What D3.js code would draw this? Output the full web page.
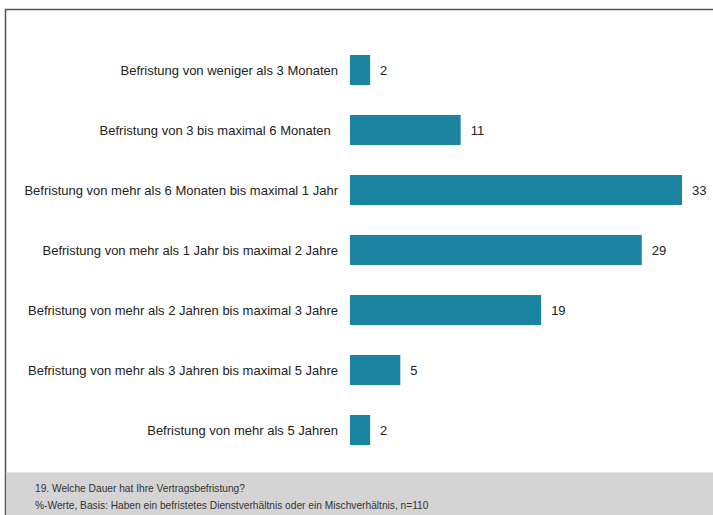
<!DOCTYPE html>
<html>
<head>
<meta charset="utf-8">
<script src="https://cdn.jsdelivr.net/npm/d3@7/dist/d3.min.js"></script>
<style>
  html, body { margin: 0; padding: 0; background: #fff; }
  svg { display: block; }
  text.cat { white-space: pre; }
</style>
</head>
<body>
<svg id="chart" width="713" height="515"></svg>
<script>
const categories = [
  "Befristung von weniger als 3 Monaten",
  "Befristung von 3 bis maximal 6 Monaten  ",
  "Befristung von mehr als 6 Monaten bis maximal 1 Jahr",
  "Befristung von mehr als 1 Jahr bis maximal 2 Jahre",
  "Befristung von mehr als 2 Jahren bis maximal 3 Jahre",
  "Befristung von mehr als 3 Jahren bis maximal 5 Jahre",
  "Befristung von mehr als 5 Jahren"
];
const values = [2, 11, 33, 29, 19, 5, 2];
const footerLines = [
  "19. Welche Dauer hat Ihre Vertragsbefristung?",
  "%-Werte, Basis: Haben ein befristetes Dienstverhältnis oder ein Mischverhältnis, n=110"
];

const W = 713, H = 515;
const svg = d3.select("#chart");
const font = "'Liberation Sans', Arial, sans-serif";

// frame: top rule and left rule
svg.append("line").attr("x1", 5).attr("x2", W).attr("y1", 9.5).attr("y2", 9.5)
  .attr("stroke", "#555").attr("stroke-width", 1.5);
svg.append("line").attr("x1", 5.5).attr("x2", 5.5).attr("y1", 9).attr("y2", H)
  .attr("stroke", "#555").attr("stroke-width", 1.5);

// footer band
svg.append("rect").attr("x", 6).attr("y", 472).attr("width", W - 6).attr("height", H - 472)
  .attr("fill", "#d4d4d4");
svg.append("line").attr("x1", 6).attr("x2", W).attr("y1", 472.5).attr("y2", 472.5)
  .attr("stroke", "#e4e4e4");

footerLines.forEach((t, i) => {
  svg.append("text").attr("x", 35).attr("y", 492 + i * 17)
    .attr("font-family", font).attr("font-size", 10.2).attr("fill", "#333")
    .text(t);
});

// scales
const x = d3.scaleLinear().domain([0, 33]).range([350, 682]);
const y = d3.scaleBand().domain(categories).range([40, 460]).paddingInner(0.5).paddingOuter(0.25);

const g = svg.append("g");

g.selectAll("rect.bar").data(values).join("rect")
  .attr("class", "bar")
  .attr("x", x(0))
  .attr("y", (d, i) => y(categories[i]))
  .attr("width", d => x(d) - x(0))
  .attr("height", y.bandwidth())
  .attr("fill", "#1a84a1");

g.selectAll("text.val").data(values).join("text")
  .attr("class", "val")
  .attr("x", d => x(d) + 10)
  .attr("y", (d, i) => y(categories[i]) + y.bandwidth() / 2)
  .attr("dy", "0.35em")
  .attr("font-family", font).attr("font-size", 13).attr("fill", "#222")
  .text(d => d);

g.selectAll("text.cat").data(categories).join("text")
  .attr("class", "cat")
  .attr("x", 338)
  .attr("y", d => y(d) + y.bandwidth() / 2)
  .attr("dy", "0.35em")
  .attr("text-anchor", "end")
  .attr("font-family", font).attr("font-size", 13).attr("fill", "#222")
  .text(d => d);
</script>
</body>
</html>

- - - -

▶ **EXERCISE**
Go through the listing above and quote it exactly, apart from its images.

▶ **SOLUTION FOR THIS EXERCISE**
What D3.js code would draw this? Output the full web page.
<!DOCTYPE html>
<html>
<head>
<meta charset="utf-8">
<script src="https://cdn.jsdelivr.net/npm/d3@7/dist/d3.min.js"></script>
<style>
  html, body { margin: 0; padding: 0; background: #fff; }
  svg { display: block; }
  text.cat { white-space: pre; }
</style>
</head>
<body>
<svg id="chart" width="713" height="515"></svg>
<script>
const categories = [
  "Befristung von weniger als 3 Monaten",
  "Befristung von 3 bis maximal 6 Monaten  ",
  "Befristung von mehr als 6 Monaten bis maximal 1 Jahr",
  "Befristung von mehr als 1 Jahr bis maximal 2 Jahre",
  "Befristung von mehr als 2 Jahren bis maximal 3 Jahre",
  "Befristung von mehr als 3 Jahren bis maximal 5 Jahre",
  "Befristung von mehr als 5 Jahren"
];
const values = [2, 11, 33, 29, 19, 5, 2];
const footerLines = [
  "19. Welche Dauer hat Ihre Vertragsbefristung?",
  "%-Werte, Basis: Haben ein befristetes Dienstverhältnis oder ein Mischverhältnis, n=110"
];

const W = 713, H = 515;
const svg = d3.select("#chart");
const font = "'Liberation Sans', Arial, sans-serif";

// frame: top rule and left rule
svg.append("line").attr("x1", 5).attr("x2", W).attr("y1", 9.5).attr("y2", 9.5)
  .attr("stroke", "#555").attr("stroke-width", 1.5);
svg.append("line").attr("x1", 5.5).attr("x2", 5.5).attr("y1", 9).attr("y2", H)
  .attr("stroke", "#555").attr("stroke-width", 1.5);

// footer band
svg.append("rect").attr("x", 6).attr("y", 472).attr("width", W - 6).attr("height", H - 472)
  .attr("fill", "#d4d4d4");
svg.append("line").attr("x1", 6).attr("x2", W).attr("y1", 472.5).attr("y2", 472.5)
  .attr("stroke", "#e4e4e4");

footerLines.forEach((t, i) => {
  svg.append("text").attr("x", 35).attr("y", 492 + i * 17)
    .attr("font-family", font).attr("font-size", 10.2).attr("fill", "#333")
    .text(t);
});

// scales
const x = d3.scaleLinear().domain([0, 33]).range([350, 682]);
const y = d3.scaleBand().domain(categories).range([40, 460]).paddingInner(0.5).paddingOuter(0.25);

const g = svg.append("g");

g.selectAll("rect.bar").data(values).join("rect")
  .attr("class", "bar")
  .attr("x", x(0))
  .attr("y", (d, i) => y(categories[i]))
  .attr("width", d => x(d) - x(0))
  .attr("height", y.bandwidth())
  .attr("fill", "#1a84a1");

g.selectAll("text.val").data(values).join("text")
  .attr("class", "val")
  .attr("x", d => x(d) + 10)
  .attr("y", (d, i) => y(categories[i]) + y.bandwidth() / 2)
  .attr("dy", "0.35em")
  .attr("font-family", font).attr("font-size", 13).attr("fill", "#222")
  .text(d => d);

g.selectAll("text.cat").data(categories).join("text")
  .attr("class", "cat")
  .attr("x", 338)
  .attr("y", d => y(d) + y.bandwidth() / 2)
  .attr("dy", "0.35em")
  .attr("text-anchor", "end")
  .attr("font-family", font).attr("font-size", 13).attr("fill", "#222")
  .text(d => d);
</script>
</body>
</html>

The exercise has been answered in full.